Aparentemente, el relato se limita a contar cómo dos desconocidos -Lucia y el indio- entran en contacto en una lavandería, descubren lo mucho que se parecen, y cuando todo anunciaba que iba a surgir algo más entre ellos -comprensión, afecto, cariño, incluso amor-, la relación se interrumpe y cada uno se va por su lado. Él es Tony, un viejo jefe apache. Ella es una mujer con hijos ya crecidos. Lo más curioso es que su relación se funda en simples miradas que se cruzan en el espejo de pared. Después, toda la tensión se va desplazando hacia las manos. Las manos del indio tiemblan mucho, un signo evidente de alcoholismo agudo. La mujer se ve obligada a mirarse las manos cuando nota la mirada del indio. Y entonces siente pánico. Ve en sus manos "horrendas manchas de edad y dos cicatrices". Nunca nos dice por qué tenía las cicatrices ni por qué tiene esas manchas de edad. Y la mujer también ve que sus manos son "manos nerviosas, desamparadas". Pero a continuación la mujer ve algo más: "Vi hijos y hombres y jardines en mis manos". O sea que hay cicatrices, y desamparo, y manchas de edad. Pero también hay hijos y hombres y jardines. Esas manos son unas manos poderosas. Son manos que han sostenido muchas cosas y que probablemente han evitado que esas cosas se deshicieran o se vinieran abajo.
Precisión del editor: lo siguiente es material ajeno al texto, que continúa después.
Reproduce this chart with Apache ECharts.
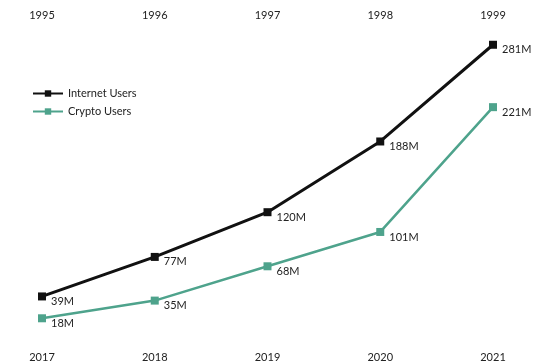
<!DOCTYPE html>
<html><head><meta charset="utf-8">
<script src="https://cdn.jsdelivr.net/npm/echarts@6/dist/echarts.min.js"></script>
<style>html,body{margin:0;padding:0;background:#fff}#c{width:538px;height:363px}</style>
</head><body><div id="c"></div>
<script>
const internetYears = ['1995','1996','1997','1998','1999'];
const cryptoYears = ['2017','2018','2019','2020','2021'];
const internetUsers = [39, 77, 120, 188, 281];
const cryptoUsers = [18, 35, 68, 101, 221];

const chart = echarts.init(document.getElementById('c'));
const font = 'Lato, "Open Sans", sans-serif';
const lbl = {
  show: true, position: 'right', offset: [0, 5], formatter: p => p.value + 'M',
  color: '#222', fontSize: 11, fontFamily: font
};
chart.setOption({
  animation: false,
  backgroundColor: '#fff',
  grid: { left: 42, right: 45, top: 25, bottom: 25.4 },
  legend: {
    orient: 'vertical', left: 27, top: 83, itemWidth: 30, itemHeight: 8, itemGap: 7,
    textStyle: { color: '#222', fontSize: 11, fontFamily: font },
    data: ['Internet Users', 'Crypto Users']
  },
  xAxis: [
    { type: 'category', position: 'bottom', data: cryptoYears, boundaryGap: false,
      axisLine: { show: false }, axisTick: { show: false },
      axisLabel: { color: '#222', fontSize: 11, fontFamily: font, margin: 15 } },
    { type: 'category', position: 'top', data: internetYears, boundaryGap: false,
      axisLine: { show: false }, axisTick: { show: false },
      axisLabel: { color: '#222', fontSize: 11, fontFamily: font, margin: 4 } }
  ],
  yAxis: { type: 'value', min: 0, max: 300, show: false, splitLine: { show: false } },
  series: [
    { name: 'Internet Users', type: 'line', xAxisIndex: 1, data: internetUsers,
      symbol: 'rect', symbolSize: 8, color: '#111',
      lineStyle: { width: 3, color: '#111' }, itemStyle: { color: '#111' }, label: lbl },
    { name: 'Crypto Users', type: 'line', xAxisIndex: 0, data: cryptoUsers,
      symbol: 'rect', symbolSize: 8, color: '#4ea38c',
      lineStyle: { width: 2.5, color: '#4ea38c' }, itemStyle: { color: '#4ea38c' }, label: lbl }
  ]
});
</script></body></html>
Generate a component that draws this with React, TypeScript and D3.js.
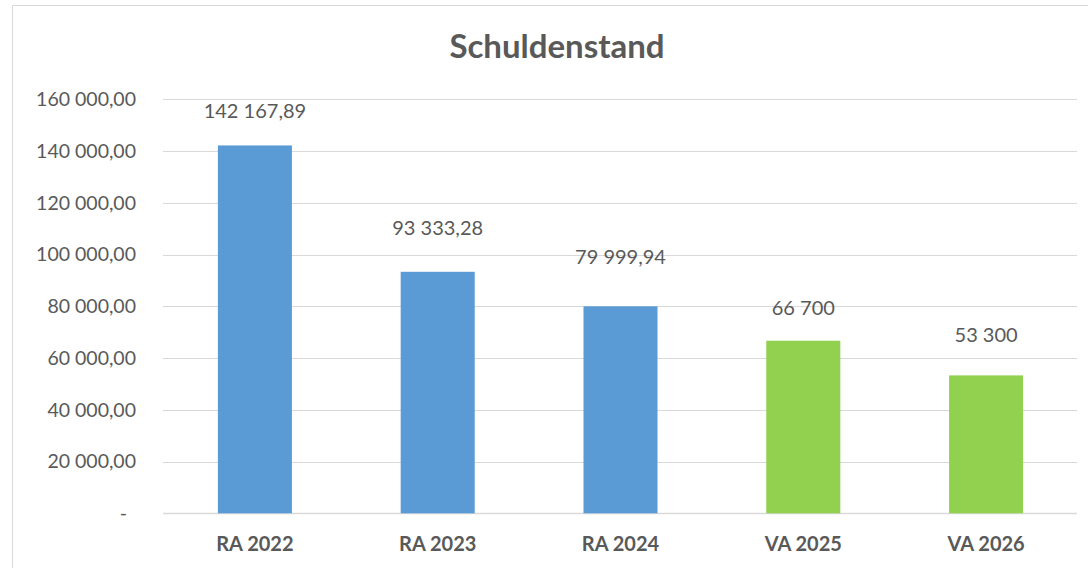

Al final del relato, el indio se desploma, completamente borracho, y la narradora vuelve a quedarse sola en el espejo. Pero esta vez, aparte de los ojos y las manos, la narradora ve algo más: unos bonitos ojos azules, sus propios ojos. Sí, esa mujer solitaria que frecuenta las lavanderías de mala muerte fue una mujer muy bella. Y está claro -el indio lo ha resucitado todo con sus miradas furtivas- que su vida ha sido un cúmulo de soledad y cicatrices y desamparo. Pero la mujer no parece lamentarlo. Hay estoicismo en su voz. Incluso hay orgullo. Quizá, para ella, esa rutina solitaria que ahora es su vida significa tranquilidad y sosiego -aunque no haya felicidad ni amor ni aventura-, y con eso se conforma. Y sus ojos, al fin y al cabo, siguen siendo azules.